-- Start DATASET CONTENT --
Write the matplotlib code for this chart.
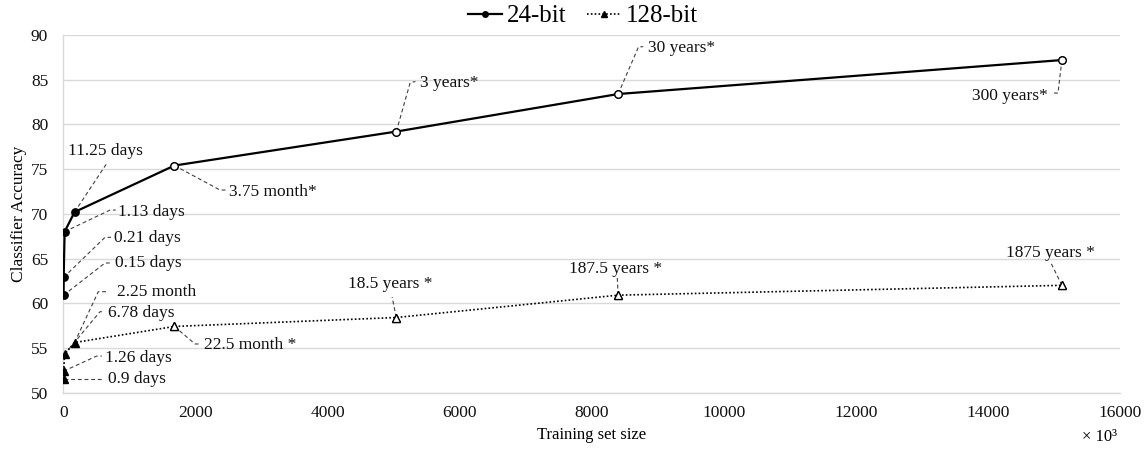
import numpy as np
import matplotlib
matplotlib.use("Agg")
import matplotlib.pyplot as plt

plt.rcParams["font.family"] = ["Liberation Serif", "DejaVu Serif"]

# training set size (x 10^3) and classifier accuracy
sizes = [2, 3, 17, 168, 1680, 5040, 8400, 15120]
acc_24 = [60.9, 62.9, 68.0, 70.2, 75.4, 79.2, 83.4, 87.2]
acc_128 = [51.5, 52.4, 54.3, 55.6, 57.4, 58.4, 60.9, 62.0]
n_measured = 4  # later points are extrapolated (starred)

time_24 = ["0.15 days", "0.21 days", "1.13 days", "11.25 days",
           "3.75 month*", "3 years*", "30 years*", "300 years*"]
time_128 = ["0.9 days", "1.26 days", "6.78 days", "2.25 month",
            "22.5 month *", "18.5 years *", "187.5 years *", "1875 years *"]

# label placement: text position, alignment, and leader-line bend points
place_24 = [
    ((780, 64.46), "left", "center", [(629, 64.50), (730, 64.50)]),
    ((770, 67.34), "left", "center", [(629, 67.37), (720, 67.37)]),
    ((830, 70.23), "left", "center", [(705, 70.42), (790, 70.42)]),
    ((73, 77.06), "left", "center", [(659, 75.68)]),
    ((2512, 72.47), "left", "center", [(2371, 72.66), (2460, 72.66)]),
    ((5402, 84.66), "left", "center", [(5250, 84.66), (5330, 84.80)]),
    ((8846, 88.51), "left", "center", [(8709, 88.69), (8780, 88.69)]),
    ((14902, 83.18), "right", "center", [(15061, 83.51), (14978, 83.51)]),
]
place_128 = [
    ((679, 51.5), "left", "center", [(579, 51.5)]),
    ((629, 53.84), "left", "center", [(503, 54.09), (580, 54.09)]),
    ((679, 58.87), "left", "center", [(553, 59.05), (620, 59.05)]),
    ((806, 61.29), "left", "center", [(527, 61.29), (650, 61.29)]),
    ((2129, 55.32), "left", "center", [(1992, 55.44), (2070, 55.44)]),
    ((4947, 62.15), "center", "center", [(4977, 60.69)]),
    ((8364, 63.79), "center", "center", [(8387, 62.82)]),
    ((14947, 65.65), "center", "center", [(14947, 64.61)]),
]

fig = plt.figure(figsize=(11.46, 4.49), dpi=100)
ax = fig.add_axes([0.0554, 0.1256, 0.9219, 0.7964])

grid_c = "#d9d9d9"
ax.plot(sizes, acc_24, color="black", lw=1.6, marker="o", ms=5.3,
        mfc="black", mec="black", label="24-bit", zorder=3)
ax.plot(sizes[n_measured:], acc_24[n_measured:], ls="none", marker="o",
        ms=5.3, mfc="white", mec="black", mew=0.9, zorder=4)
ax.plot(sizes, acc_128, color="black", lw=1.2, ls=(0, (1, 1.3)), marker="^",
        ms=5.3, mfc="black", mec="black", label="128-bit", zorder=3)
ax.plot(sizes[n_measured:], acc_128[n_measured:], ls="none", marker="^",
        ms=5.3, mfc="white", mec="black", mew=0.9, zorder=4)


def add_labels(xs, ys, texts, places):
    for x, y, txt, (pos, ha, va, bends) in zip(xs, ys, texts, places):
        lx = [x] + [b[0] for b in bends]
        ly = [y] + [b[1] for b in bends]
        ax.plot(lx, ly, color="#404040", lw=0.8, ls=(0, (3.5, 2.5)), zorder=2)
        ax.text(pos[0], pos[1], txt, ha=ha, va=va, fontsize=12.5, color="#111111")


add_labels(sizes, acc_24, time_24, place_24)
add_labels(sizes, acc_128, time_128, place_128)

ax.set_xlim(0, 16000)
ax.set_ylim(50, 90)
ax.set_xticks(np.arange(0, 16001, 2000))
ax.set_yticks(np.arange(50, 91, 5))
ax.tick_params(axis="both", length=0, labelsize=12.5, colors="#111111")
ax.tick_params(axis="y", pad=11)
ax.tick_params(axis="x", pad=9)
ax.grid(axis="y", color=grid_c, lw=1)
ax.set_axisbelow(True)
for s in ("top", "right"):
    ax.spines[s].set_visible(False)
for s in ("left", "bottom"):
    ax.spines[s].set_color(grid_c)
    ax.spines[s].set_linewidth(1)

ax.set_ylabel("Classifier Accuracy", fontsize=12.5, labelpad=3)
ax.set_xlabel("Training set size", fontsize=12, labelpad=4)
fig.text(1117 / 1146, 1 - 437 / 449, "× 10³", ha="right", va="center", fontsize=12)

fig.legend(loc="center", bbox_to_anchor=(583 / 1146, 1 - 16 / 449), ncol=2,
           frameon=False, fontsize=18, handlelength=1.35, handletextpad=0.2,
           columnspacing=0.8, borderpad=0, markerscale=0.75)

fig.savefig("out.png", dpi=100)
-- End DATASET CONTENT --
THE PROBLEM:
Gather each line of the listing containing the word "matplotlib" and show it.

WRITTEN RESPONSE:
Write the matplotlib code for this chart.
import matplotlib
matplotlib.use("Agg")
import matplotlib.pyplot as plt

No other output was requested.